LONDON (FNS) -- Tesco here has moved to acquire the Scottish food retailer William Low & Co., the fifth-largest chain in Scotland, for about $310 million.
Tesco said the deal, if it goes through, would give it a significantly higher profile in Scotland, without adding retail space to existing capacity in that market. Low operates 45 stores in Scotland and 12 in northern England.
A bidding battle for Low is possible, however, as J. Sainsbury, London, requested from Low financial information that already had been provided to Tesco. Sainsbury, which received the information it requested in mid-July, said it was considering its options.
Financial analysts here said the move indicated Sainsbury might make a counterbid for Low. Sainsbury had negotiated unsuccessfully with Low about a potential takeover earlier this year.
Tesco and Sainsbury are eager to gain control of Low because of its strong position in Scotland, where it has 6.6% share of the market, analysts said.
Tesco opened the battle with an agreed-to offer of $240.2 million cash (about 154 million pounds at the exchange rate of $1.56 per pound) for the Low chain. It also would assume about $75 million of Low debt.
Low reported pretax profits of $32.9 million and sales of $697.3 million in the year ended Sept. 4.
Tesco also said it would spend about $55 million to re-banner and upgrade Low's stores if the deal is completed.
In Scotland, the market leader is Argyll, which operates the Safeway and Presto stores, with a 16% market share. Asda, with a 12.1% share, currently ranks second. A combined Low-Tesco operation, however, would likely move ahead of Asda to become the second-largest food retailer in Scotland, according to reports.
Tesco and Sainsbury, the United Kingdom's two largest food retailers, have a limited presence in Scotland. Sainsbury moved into Scotland in 1992 and operates four stores there, three supermarkets and one hypermarket. Tesco operates 16 stores in Scotland.

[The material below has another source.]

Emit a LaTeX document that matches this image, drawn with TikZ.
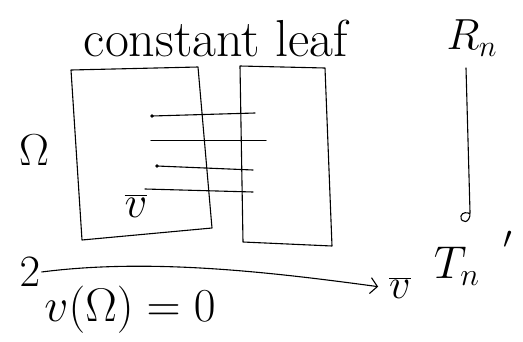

Analysts said the major food retailers are searching for new ways to expand their operations. The market in Great Britain has become increasingly competitive, which has put pressure on margins, and the government is adopting tougher rules on store-development projects.
The potential bidding war over Low could mark a new stage in British food retailing as the leading chains turn their attention away from organic expansion toward acquisitions of smaller retailers, the analysts said.